Copy each line of the data below exactly, leaving out pictures.

[Begin SUPPLIED MATERIAL]

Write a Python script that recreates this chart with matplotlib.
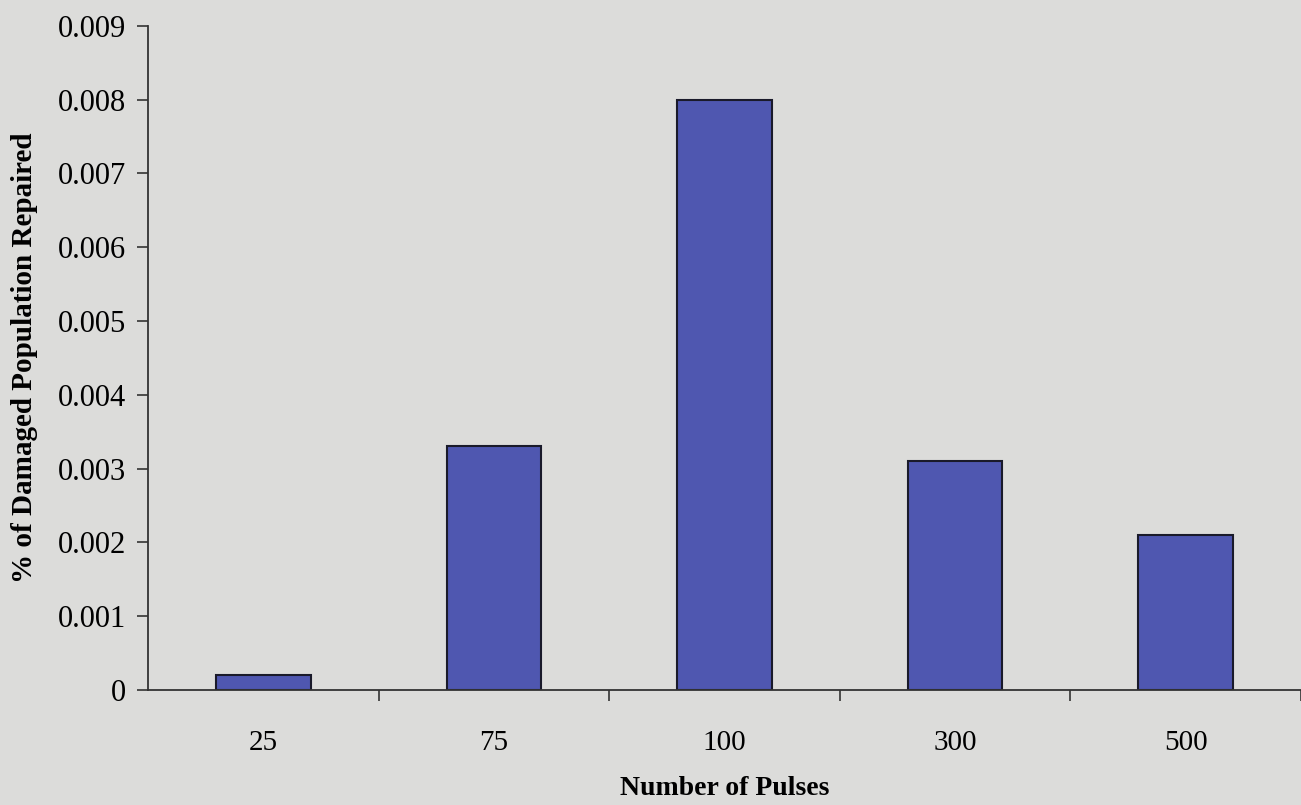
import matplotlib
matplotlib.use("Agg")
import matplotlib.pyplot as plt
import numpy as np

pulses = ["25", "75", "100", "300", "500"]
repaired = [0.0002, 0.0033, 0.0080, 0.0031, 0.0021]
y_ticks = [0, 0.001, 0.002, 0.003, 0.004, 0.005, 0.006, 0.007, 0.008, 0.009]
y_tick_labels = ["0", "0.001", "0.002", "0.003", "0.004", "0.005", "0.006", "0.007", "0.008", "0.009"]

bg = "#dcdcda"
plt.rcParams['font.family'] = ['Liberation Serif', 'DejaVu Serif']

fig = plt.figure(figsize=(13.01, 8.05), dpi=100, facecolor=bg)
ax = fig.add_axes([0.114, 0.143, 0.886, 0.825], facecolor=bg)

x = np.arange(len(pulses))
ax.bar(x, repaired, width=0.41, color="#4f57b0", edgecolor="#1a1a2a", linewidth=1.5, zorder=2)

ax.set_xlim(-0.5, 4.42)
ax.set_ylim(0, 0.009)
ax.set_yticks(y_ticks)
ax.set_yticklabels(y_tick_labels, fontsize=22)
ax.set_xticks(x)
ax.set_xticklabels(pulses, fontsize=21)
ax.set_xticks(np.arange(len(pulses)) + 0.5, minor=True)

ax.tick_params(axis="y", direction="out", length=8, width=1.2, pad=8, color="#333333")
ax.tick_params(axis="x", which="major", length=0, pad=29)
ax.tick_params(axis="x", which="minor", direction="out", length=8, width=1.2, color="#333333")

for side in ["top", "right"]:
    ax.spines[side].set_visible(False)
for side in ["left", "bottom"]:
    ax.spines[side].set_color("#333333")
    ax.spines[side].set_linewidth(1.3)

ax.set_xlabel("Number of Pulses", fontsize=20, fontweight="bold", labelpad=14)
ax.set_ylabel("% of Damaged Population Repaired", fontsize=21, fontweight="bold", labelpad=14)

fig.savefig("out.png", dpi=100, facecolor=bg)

[End SUPPLIED MATERIAL]

REPLY TO THE EXERCISE >>
Write a Python script that recreates this chart with matplotlib.
import matplotlib
matplotlib.use("Agg")
import matplotlib.pyplot as plt
import numpy as np

pulses = ["25", "75", "100", "300", "500"]
repaired = [0.0002, 0.0033, 0.0080, 0.0031, 0.0021]
y_ticks = [0, 0.001, 0.002, 0.003, 0.004, 0.005, 0.006, 0.007, 0.008, 0.009]
y_tick_labels = ["0", "0.001", "0.002", "0.003", "0.004", "0.005", "0.006", "0.007", "0.008", "0.009"]

bg = "#dcdcda"
plt.rcParams['font.family'] = ['Liberation Serif', 'DejaVu Serif']

fig = plt.figure(figsize=(13.01, 8.05), dpi=100, facecolor=bg)
ax = fig.add_axes([0.114, 0.143, 0.886, 0.825], facecolor=bg)

x = np.arange(len(pulses))
ax.bar(x, repaired, width=0.41, color="#4f57b0", edgecolor="#1a1a2a", linewidth=1.5, zorder=2)

ax.set_xlim(-0.5, 4.42)
ax.set_ylim(0, 0.009)
ax.set_yticks(y_ticks)
ax.set_yticklabels(y_tick_labels, fontsize=22)
ax.set_xticks(x)
ax.set_xticklabels(pulses, fontsize=21)
ax.set_xticks(np.arange(len(pulses)) + 0.5, minor=True)

ax.tick_params(axis="y", direction="out", length=8, width=1.2, pad=8, color="#333333")
ax.tick_params(axis="x", which="major", length=0, pad=29)
ax.tick_params(axis="x", which="minor", direction="out", length=8, width=1.2, color="#333333")

for side in ["top", "right"]:
    ax.spines[side].set_visible(False)
for side in ["left", "bottom"]:
    ax.spines[side].set_color("#333333")
    ax.spines[side].set_linewidth(1.3)

ax.set_xlabel("Number of Pulses", fontsize=20, fontweight="bold", labelpad=14)
ax.set_ylabel("% of Damaged Population Repaired", fontsize=21, fontweight="bold", labelpad=14)

fig.savefig("out.png", dpi=100, facecolor=bg)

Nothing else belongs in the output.